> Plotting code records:
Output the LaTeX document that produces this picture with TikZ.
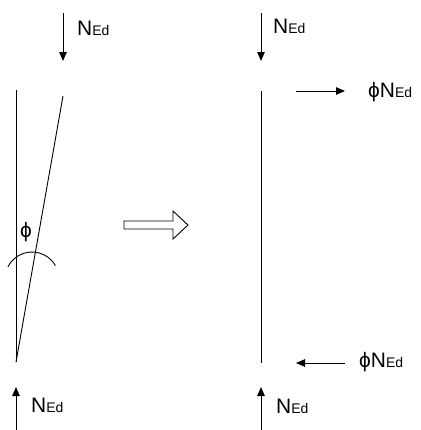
\documentclass[tikz,border=0pt]{standalone}
\usepackage{fontspec}
\setmainfont{Liberation Sans}
\usetikzlibrary{arrows.meta}
\newcommand{\NEd}{{\fontsize{21}{21}\selectfont N}{\fontsize{14}{14}\selectfont Ed}}
\newcommand{\phisym}{{\fontsize{21}{21}\selectfont ϕ}}
\tikzset{
  member/.style={line width=0.9bp},
  force/.style={line width=0.9bp,-{Triangle[length=9bp,width=7.5bp]}},
  lbl/.style={inner sep=0pt,anchor=base west},
}
\begin{document}
\begin{tikzpicture}[x=1bp,y=-1bp]
\useasboundingbox (0,0) rectangle (421,430);
% ---------- left diagram ----------
\coordinate (ltop0) at (63,13);
\coordinate (ltop1) at (63,61);
\draw[force] (ltop0) -- (ltop1);
\node[lbl] (lN1) at (77,35) {\NEd};
\coordinate (lA) at (16,90);
\coordinate (lB) at (16,362);
\coordinate (lC) at (63,96);
\draw[member] (lA) -- (lB);
\draw[member] (lC) -- (lB);
\coordinate (arcC) at (32,279);
\draw[member] (arcC) ++(207:27) arc[start angle=207,end angle=330,radius=27];
\node[inner sep=0pt] (phiL) at (26,232) {\phisym};
\coordinate (lbot0) at (16,430);
\coordinate (lbot1) at (16,387);
\draw[force] (lbot0) -- (lbot1);
\node[lbl] (lN2) at (31,412) {\NEd};
% ---------- block arrow ----------
\draw[line width=0.9bp] (124,221) -- (173,221) -- (173,211) -- (188,225) -- (173,239) -- (173,229) -- (124,229) -- cycle;
% ---------- right diagram ----------
\coordinate (rtop0) at (261,13);
\coordinate (rtop1) at (261,61);
\draw[force] (rtop0) -- (rtop1);
\node[lbl] (rN1) at (273,33) {\NEd};
\coordinate (rA) at (261,91);
\coordinate (rB) at (261,363);
\draw[member] (rA) -- (rB);
\coordinate (h1a) at (296,91);
\coordinate (h1b) at (345,91);
\draw[force] (h1a) -- (h1b);
\node[lbl] (rP1) at (368,97) {\phisym\NEd};
\coordinate (h2a) at (345,363);
\coordinate (h2b) at (296,363);
\draw[force] (h2a) -- (h2b);
\node[lbl] (rP2) at (359,367) {\phisym\NEd};
\coordinate (rbot0) at (261,430);
\coordinate (rbot1) at (261,387);
\draw[force] (rbot0) -- (rbot1);
\node[lbl] (rN2) at (276,413) {\NEd};
\end{tikzpicture}
\end{document}
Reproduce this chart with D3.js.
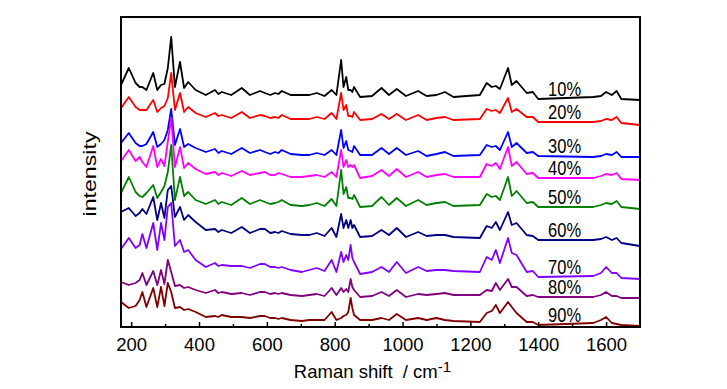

> Set problem:
Repeat all of the records verbatim, leaving out the pictures.

> Final result:
Output the LaTeX document that produces this picture with TikZ.
\documentclass[tikz,border=0pt]{standalone}
\usepackage{fontspec}
\setmainfont{Liberation Sans}
\usetikzlibrary{arrows.meta}
\newcommand{\NEd}{{\fontsize{21}{21}\selectfont N}{\fontsize{14}{14}\selectfont Ed}}
\newcommand{\phisym}{{\fontsize{21}{21}\selectfont ϕ}}
\tikzset{
  member/.style={line width=0.9bp},
  force/.style={line width=0.9bp,-{Triangle[length=9bp,width=7.5bp]}},
  lbl/.style={inner sep=0pt,anchor=base west},
}
\begin{document}
\begin{tikzpicture}[x=1bp,y=-1bp]
\useasboundingbox (0,0) rectangle (421,430);
% ---------- left diagram ----------
\coordinate (ltop0) at (63,13);
\coordinate (ltop1) at (63,61);
\draw[force] (ltop0) -- (ltop1);
\node[lbl] (lN1) at (77,35) {\NEd};
\coordinate (lA) at (16,90);
\coordinate (lB) at (16,362);
\coordinate (lC) at (63,96);
\draw[member] (lA) -- (lB);
\draw[member] (lC) -- (lB);
\coordinate (arcC) at (32,279);
\draw[member] (arcC) ++(207:27) arc[start angle=207,end angle=330,radius=27];
\node[inner sep=0pt] (phiL) at (26,232) {\phisym};
\coordinate (lbot0) at (16,430);
\coordinate (lbot1) at (16,387);
\draw[force] (lbot0) -- (lbot1);
\node[lbl] (lN2) at (31,412) {\NEd};
% ---------- block arrow ----------
\draw[line width=0.9bp] (124,221) -- (173,221) -- (173,211) -- (188,225) -- (173,239) -- (173,229) -- (124,229) -- cycle;
% ---------- right diagram ----------
\coordinate (rtop0) at (261,13);
\coordinate (rtop1) at (261,61);
\draw[force] (rtop0) -- (rtop1);
\node[lbl] (rN1) at (273,33) {\NEd};
\coordinate (rA) at (261,91);
\coordinate (rB) at (261,363);
\draw[member] (rA) -- (rB);
\coordinate (h1a) at (296,91);
\coordinate (h1b) at (345,91);
\draw[force] (h1a) -- (h1b);
\node[lbl] (rP1) at (368,97) {\phisym\NEd};
\coordinate (h2a) at (345,363);
\coordinate (h2b) at (296,363);
\draw[force] (h2a) -- (h2b);
\node[lbl] (rP2) at (359,367) {\phisym\NEd};
\coordinate (rbot0) at (261,430);
\coordinate (rbot1) at (261,387);
\draw[force] (rbot0) -- (rbot1);
\node[lbl] (rN2) at (276,413) {\NEd};
\end{tikzpicture}
\end{document}
Reproduce this chart with D3.js.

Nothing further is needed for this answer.